CEC wrote two letters to Ashok Lavasa to let election process continue
3 commissioners met informally on Saturday after it became public that Lavasa had officially recused himself from MCC issues.
ET has reliably gathered that the three commissioners met informally on Saturday after it became public that Lavasa had officially recused himself from all MCC issues until a decision is made on making his dissent notes public. The three, however, agreed on a statement, which said the issue was “purely an internal matter of ECI & any speculation, innuendoes and insinuations should be eschewed”.
Meanwhile, those familiar with the developments told ET that Lavasa has written a detailed note in response to EC’s legal division, which had opined that MCC decisions are executive and not quasi-judicial in nature, which the dissenting view cannot be separately recorded in the final communique.
Lavasa is learnt to have argued that Article 324 of the Constitution, from where the EC draws its powers, allows for placing strong restrictions on someone’s freedom of speech through campaign bans and censures and, therefore, can hardly be called mere executive decisions. He has added that EC’s proceedings and decisions on MCC matters are in the nature of quasi-judicial orders as they also, like other semi-judicial bodies, follow the principle of natural justice and give an opportunity to the accused to explain. He is believed to have cited some examples to strengthen his argument.
The EC’s line so far is that these MCC is an administrative matter and the dissent is essentially in the form of an official noting and not a reasoned judicial order.
Despite his recusal, informed sources told ET that Lavasa has been an attending all EC meetings, including the one called by CEC Arora on May 18 amid leaks of his communication on recusal.
Prior to this, on May 14, the Commission had unanimously agreed that the MCC-related concerns raised by Lavasa would be deliberated in detail through one of the 13 working groups set up to examine the overall conduct of the 2019 elections.
This would specifically examine possibilities and requirements of recording a member’s dissent in a Commission order, added sources. On Saturday, the EC issued two statements. The first came from the office of the CEC terming the controversy “unsavoury” and an “avoidable controversy” on the “internal functioning of ECI in respect of handling MCC”. The statement referred to Arora’s remarks to the ET on May 6 where he said: “The eloquence of silence is always difficult but far more desirable” to maintain during the election process instead of creating “ill-timed controversies”.

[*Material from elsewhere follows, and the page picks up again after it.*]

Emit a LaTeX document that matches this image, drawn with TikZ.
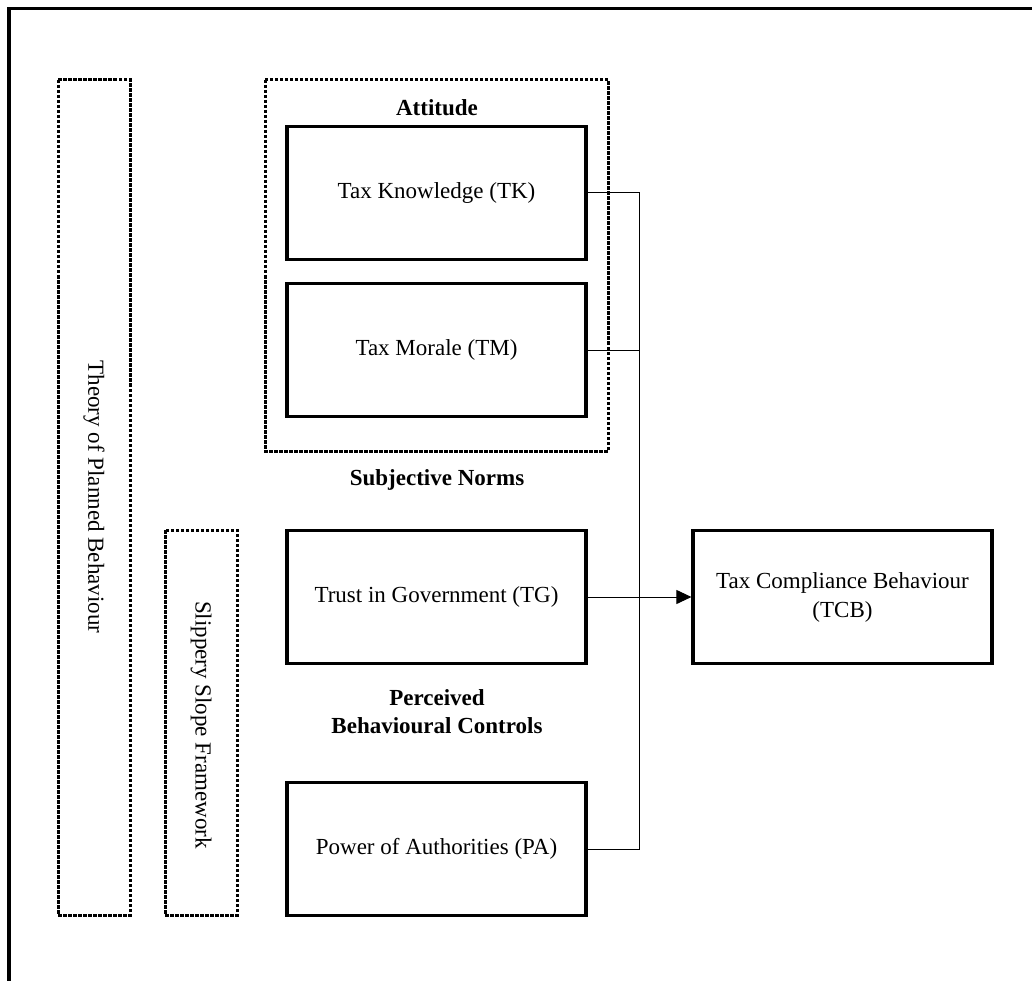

“The three members of ECI are not expected to be template or clones of each other. There have been so many times in the past when there has been a vast diversion of views as it can and should be..but the same largely remained within the confines of ECI after demission of office unless appearing much later in a book written by concerned ECs/CECs. I have personally never shied away from a public debate whenever required but there is a time for everything,” CEC statement said. The second statement, which was issued after three commissioners met, terming it an 'internal matter' added that "it also needs to be mentioned that a meeting had already been scheduled on 21.5.2019 to discuss this and related matters".